__REQUIREMENTS__.
Work out how many lines in the entries below include the word "chart". Give nothing but the number.
[start of EXTRACTED INFORMATION]
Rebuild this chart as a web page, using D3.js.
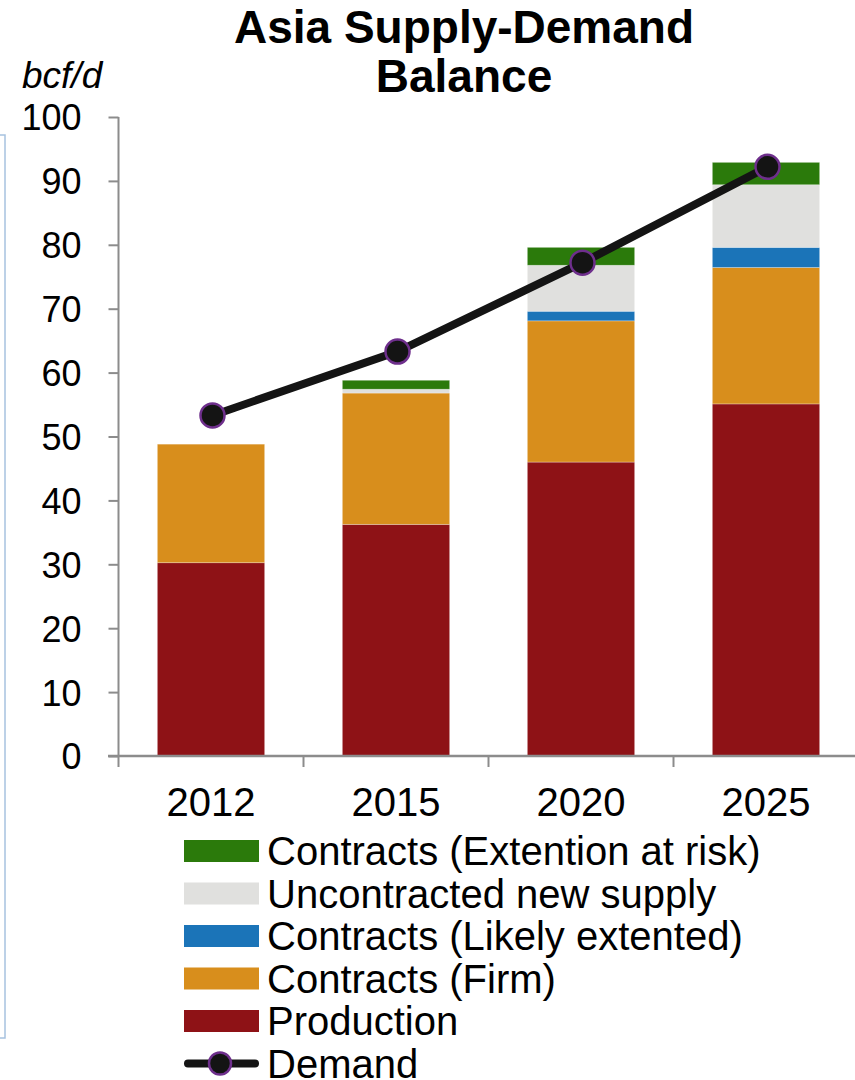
[end of EXTRACTED INFORMATION]
[start of EXTRACTED INFORMATION]
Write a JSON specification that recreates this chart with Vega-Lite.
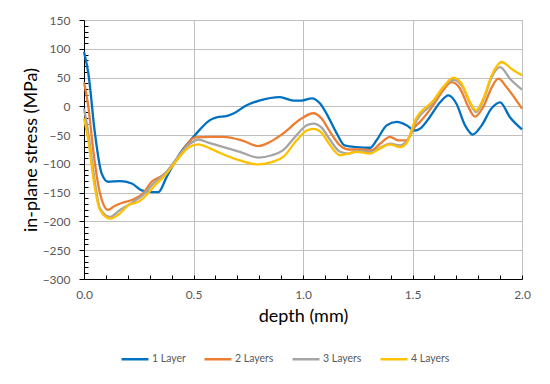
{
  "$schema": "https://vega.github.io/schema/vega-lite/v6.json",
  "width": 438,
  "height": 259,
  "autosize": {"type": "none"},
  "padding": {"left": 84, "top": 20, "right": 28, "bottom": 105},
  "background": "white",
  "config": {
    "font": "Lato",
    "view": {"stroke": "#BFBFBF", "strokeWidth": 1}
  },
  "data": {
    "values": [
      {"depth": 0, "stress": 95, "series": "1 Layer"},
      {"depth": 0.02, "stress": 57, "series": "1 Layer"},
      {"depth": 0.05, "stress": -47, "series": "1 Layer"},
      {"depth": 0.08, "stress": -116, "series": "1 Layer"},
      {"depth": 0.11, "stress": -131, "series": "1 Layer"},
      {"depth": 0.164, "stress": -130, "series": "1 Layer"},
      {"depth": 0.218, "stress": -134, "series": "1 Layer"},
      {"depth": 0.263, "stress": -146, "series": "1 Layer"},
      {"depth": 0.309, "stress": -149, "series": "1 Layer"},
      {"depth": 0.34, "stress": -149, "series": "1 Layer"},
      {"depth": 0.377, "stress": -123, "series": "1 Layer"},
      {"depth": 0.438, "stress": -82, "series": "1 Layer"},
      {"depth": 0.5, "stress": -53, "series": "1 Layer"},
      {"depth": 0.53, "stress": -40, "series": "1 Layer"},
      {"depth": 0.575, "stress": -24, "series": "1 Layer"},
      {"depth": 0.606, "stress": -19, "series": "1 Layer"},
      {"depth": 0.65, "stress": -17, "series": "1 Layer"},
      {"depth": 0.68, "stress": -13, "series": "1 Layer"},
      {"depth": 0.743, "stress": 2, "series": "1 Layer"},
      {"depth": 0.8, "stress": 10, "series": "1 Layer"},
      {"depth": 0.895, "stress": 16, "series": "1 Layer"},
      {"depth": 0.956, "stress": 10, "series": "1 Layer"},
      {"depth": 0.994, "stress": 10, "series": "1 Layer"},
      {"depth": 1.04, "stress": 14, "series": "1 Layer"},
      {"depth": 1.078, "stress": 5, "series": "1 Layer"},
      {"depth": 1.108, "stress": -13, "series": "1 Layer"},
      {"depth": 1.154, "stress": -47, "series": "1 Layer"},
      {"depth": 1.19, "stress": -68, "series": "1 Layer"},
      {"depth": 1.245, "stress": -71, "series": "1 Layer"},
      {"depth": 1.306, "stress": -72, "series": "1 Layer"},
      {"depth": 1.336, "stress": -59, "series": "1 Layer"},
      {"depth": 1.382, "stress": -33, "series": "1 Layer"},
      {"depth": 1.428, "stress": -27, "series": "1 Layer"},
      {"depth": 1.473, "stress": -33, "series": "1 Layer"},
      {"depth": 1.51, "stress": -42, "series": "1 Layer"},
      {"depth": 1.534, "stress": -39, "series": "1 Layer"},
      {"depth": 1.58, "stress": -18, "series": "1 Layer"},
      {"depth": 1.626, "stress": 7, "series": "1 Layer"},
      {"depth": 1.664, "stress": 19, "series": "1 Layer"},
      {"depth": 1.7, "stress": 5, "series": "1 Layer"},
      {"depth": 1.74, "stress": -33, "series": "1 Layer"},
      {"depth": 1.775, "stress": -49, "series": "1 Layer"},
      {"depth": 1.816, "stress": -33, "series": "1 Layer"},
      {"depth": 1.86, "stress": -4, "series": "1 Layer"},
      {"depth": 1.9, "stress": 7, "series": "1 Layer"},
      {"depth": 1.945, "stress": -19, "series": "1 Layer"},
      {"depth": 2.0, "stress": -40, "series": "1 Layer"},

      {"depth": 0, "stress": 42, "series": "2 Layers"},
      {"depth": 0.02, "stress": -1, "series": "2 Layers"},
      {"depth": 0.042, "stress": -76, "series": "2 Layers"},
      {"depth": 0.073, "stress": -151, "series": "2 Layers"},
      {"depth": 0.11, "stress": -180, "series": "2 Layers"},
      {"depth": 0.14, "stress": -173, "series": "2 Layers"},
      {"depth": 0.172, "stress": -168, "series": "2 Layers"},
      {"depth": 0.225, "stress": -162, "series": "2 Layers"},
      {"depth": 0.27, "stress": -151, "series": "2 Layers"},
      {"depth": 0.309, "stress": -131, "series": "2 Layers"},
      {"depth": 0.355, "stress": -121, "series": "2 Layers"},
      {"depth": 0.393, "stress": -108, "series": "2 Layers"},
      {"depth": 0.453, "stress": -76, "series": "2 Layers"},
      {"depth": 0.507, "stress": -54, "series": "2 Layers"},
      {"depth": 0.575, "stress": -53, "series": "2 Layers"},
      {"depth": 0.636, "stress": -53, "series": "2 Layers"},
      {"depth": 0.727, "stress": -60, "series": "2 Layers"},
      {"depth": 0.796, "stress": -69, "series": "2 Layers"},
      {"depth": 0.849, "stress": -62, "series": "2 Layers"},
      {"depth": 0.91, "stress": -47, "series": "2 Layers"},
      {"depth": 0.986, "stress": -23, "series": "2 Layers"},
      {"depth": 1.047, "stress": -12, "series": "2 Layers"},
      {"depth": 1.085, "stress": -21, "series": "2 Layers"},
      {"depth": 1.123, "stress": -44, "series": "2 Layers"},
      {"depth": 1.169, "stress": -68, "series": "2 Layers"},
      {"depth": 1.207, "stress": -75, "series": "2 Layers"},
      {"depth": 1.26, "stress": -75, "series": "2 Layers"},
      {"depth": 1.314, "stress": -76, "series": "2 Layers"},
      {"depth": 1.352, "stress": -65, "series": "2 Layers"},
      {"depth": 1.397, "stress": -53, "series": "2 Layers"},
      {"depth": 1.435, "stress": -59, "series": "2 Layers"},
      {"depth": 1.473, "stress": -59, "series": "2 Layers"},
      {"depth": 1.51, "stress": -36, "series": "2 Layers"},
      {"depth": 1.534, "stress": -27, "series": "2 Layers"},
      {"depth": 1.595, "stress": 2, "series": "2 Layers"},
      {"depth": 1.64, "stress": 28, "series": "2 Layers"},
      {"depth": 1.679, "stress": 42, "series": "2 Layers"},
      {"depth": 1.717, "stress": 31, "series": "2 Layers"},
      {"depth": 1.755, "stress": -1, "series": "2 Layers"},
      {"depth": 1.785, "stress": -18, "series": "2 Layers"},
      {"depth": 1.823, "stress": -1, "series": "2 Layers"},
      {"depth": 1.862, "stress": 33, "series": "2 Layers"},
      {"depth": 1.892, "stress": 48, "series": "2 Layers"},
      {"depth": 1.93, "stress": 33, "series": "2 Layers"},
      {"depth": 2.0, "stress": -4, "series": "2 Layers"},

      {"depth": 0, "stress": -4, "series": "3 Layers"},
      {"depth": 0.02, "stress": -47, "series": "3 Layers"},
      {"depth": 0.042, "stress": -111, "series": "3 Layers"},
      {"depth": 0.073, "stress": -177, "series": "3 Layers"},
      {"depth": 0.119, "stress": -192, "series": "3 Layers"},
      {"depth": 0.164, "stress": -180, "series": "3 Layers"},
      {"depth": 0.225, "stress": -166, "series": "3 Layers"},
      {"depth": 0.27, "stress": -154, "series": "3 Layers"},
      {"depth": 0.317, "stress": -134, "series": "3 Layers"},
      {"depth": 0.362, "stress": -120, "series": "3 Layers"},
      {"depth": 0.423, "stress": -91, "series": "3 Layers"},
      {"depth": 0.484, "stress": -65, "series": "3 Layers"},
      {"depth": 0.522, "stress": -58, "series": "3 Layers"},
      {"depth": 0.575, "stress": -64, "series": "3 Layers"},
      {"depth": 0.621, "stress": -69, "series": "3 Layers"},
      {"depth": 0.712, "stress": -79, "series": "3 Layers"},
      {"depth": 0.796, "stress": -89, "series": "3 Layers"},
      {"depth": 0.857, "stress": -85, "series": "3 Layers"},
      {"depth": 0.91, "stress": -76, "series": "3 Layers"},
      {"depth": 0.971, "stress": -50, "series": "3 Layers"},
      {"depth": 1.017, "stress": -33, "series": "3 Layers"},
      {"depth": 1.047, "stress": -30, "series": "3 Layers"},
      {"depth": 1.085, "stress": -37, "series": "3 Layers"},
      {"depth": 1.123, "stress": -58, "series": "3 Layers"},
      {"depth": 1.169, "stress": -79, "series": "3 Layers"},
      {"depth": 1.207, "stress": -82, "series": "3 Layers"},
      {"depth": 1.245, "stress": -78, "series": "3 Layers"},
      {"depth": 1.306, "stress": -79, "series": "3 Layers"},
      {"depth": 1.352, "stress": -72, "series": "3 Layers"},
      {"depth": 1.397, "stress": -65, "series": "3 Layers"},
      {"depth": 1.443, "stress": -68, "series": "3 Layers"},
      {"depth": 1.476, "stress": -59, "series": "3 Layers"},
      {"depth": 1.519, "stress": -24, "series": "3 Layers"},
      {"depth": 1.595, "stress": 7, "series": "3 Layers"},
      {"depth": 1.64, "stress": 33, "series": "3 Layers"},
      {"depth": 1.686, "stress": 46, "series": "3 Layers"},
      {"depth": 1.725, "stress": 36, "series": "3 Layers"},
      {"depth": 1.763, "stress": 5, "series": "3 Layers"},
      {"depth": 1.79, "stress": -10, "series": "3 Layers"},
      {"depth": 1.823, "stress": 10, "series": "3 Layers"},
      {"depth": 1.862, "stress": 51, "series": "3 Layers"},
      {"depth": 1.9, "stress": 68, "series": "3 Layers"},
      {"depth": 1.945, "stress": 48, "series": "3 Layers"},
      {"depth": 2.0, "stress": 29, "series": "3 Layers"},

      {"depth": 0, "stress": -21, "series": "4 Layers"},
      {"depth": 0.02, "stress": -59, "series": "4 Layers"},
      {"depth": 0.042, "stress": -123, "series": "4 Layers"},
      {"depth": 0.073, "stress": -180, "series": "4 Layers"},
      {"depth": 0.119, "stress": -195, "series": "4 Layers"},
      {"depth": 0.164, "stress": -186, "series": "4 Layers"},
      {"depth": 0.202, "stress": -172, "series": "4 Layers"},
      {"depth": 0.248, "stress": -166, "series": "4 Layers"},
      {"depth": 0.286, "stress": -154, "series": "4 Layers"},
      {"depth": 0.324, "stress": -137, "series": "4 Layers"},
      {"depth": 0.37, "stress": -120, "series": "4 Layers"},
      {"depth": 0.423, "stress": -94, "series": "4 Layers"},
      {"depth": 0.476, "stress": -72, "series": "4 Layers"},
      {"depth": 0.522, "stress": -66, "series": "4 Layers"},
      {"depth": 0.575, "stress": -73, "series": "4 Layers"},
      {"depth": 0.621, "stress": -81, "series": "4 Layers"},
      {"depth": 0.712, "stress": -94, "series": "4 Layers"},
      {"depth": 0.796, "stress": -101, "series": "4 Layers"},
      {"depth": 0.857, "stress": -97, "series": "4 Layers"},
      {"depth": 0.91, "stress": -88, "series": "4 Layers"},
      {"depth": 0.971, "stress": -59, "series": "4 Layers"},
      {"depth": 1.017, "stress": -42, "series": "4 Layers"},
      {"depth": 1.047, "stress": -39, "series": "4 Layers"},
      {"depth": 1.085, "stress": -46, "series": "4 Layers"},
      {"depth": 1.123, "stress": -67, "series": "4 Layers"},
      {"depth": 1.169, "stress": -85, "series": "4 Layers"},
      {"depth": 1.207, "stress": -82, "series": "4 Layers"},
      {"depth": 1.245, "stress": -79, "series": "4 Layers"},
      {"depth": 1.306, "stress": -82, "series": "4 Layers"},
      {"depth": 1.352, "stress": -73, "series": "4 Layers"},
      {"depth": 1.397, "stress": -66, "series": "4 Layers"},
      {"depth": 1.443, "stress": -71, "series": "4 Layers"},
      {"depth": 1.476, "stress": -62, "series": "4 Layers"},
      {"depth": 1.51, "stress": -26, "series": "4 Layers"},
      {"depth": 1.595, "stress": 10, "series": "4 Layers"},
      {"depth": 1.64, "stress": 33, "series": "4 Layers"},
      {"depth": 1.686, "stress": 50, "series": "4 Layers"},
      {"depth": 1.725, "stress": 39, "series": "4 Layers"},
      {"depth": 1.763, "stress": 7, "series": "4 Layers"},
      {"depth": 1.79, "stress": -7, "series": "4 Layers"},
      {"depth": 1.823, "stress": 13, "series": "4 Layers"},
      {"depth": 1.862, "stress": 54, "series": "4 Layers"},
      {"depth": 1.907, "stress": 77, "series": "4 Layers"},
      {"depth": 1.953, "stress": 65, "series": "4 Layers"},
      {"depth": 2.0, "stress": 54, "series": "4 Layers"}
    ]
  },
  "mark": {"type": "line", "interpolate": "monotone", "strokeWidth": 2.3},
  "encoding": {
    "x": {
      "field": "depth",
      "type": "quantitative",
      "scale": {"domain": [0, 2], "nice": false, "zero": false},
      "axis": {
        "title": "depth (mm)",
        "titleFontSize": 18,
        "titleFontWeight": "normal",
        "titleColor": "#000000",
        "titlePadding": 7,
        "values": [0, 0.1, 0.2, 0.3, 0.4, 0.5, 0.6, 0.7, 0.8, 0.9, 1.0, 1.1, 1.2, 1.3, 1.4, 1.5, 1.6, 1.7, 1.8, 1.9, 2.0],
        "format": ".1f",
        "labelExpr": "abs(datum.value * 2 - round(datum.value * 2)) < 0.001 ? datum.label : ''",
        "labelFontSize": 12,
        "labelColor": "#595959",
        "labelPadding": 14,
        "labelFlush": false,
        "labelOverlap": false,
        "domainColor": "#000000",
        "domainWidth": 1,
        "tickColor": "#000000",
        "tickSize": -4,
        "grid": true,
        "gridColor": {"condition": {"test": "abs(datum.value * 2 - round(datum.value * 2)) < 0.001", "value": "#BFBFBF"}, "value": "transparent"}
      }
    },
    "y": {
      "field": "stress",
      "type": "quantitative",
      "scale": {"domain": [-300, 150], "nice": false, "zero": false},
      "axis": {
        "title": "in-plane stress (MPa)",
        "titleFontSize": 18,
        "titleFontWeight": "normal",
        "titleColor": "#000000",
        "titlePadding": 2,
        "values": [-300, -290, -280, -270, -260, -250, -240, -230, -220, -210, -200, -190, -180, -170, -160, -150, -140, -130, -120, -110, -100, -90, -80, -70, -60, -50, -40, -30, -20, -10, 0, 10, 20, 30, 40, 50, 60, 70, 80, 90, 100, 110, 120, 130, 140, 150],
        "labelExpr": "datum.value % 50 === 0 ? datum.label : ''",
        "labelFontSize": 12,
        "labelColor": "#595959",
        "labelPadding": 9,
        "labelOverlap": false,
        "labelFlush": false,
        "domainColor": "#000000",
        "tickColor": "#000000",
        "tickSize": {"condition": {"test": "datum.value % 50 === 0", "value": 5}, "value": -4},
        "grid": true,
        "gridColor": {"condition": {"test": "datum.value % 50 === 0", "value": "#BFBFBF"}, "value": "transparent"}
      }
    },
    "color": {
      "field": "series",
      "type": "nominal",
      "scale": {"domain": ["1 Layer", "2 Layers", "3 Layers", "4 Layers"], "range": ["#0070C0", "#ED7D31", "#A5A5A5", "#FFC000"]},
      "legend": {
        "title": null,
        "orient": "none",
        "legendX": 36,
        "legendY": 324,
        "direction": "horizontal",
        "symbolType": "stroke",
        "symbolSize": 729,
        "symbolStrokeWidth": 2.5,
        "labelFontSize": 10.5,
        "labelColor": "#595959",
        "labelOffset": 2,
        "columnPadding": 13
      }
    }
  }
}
[end of EXTRACTED INFORMATION]
__ANSWER IN FULL__.
2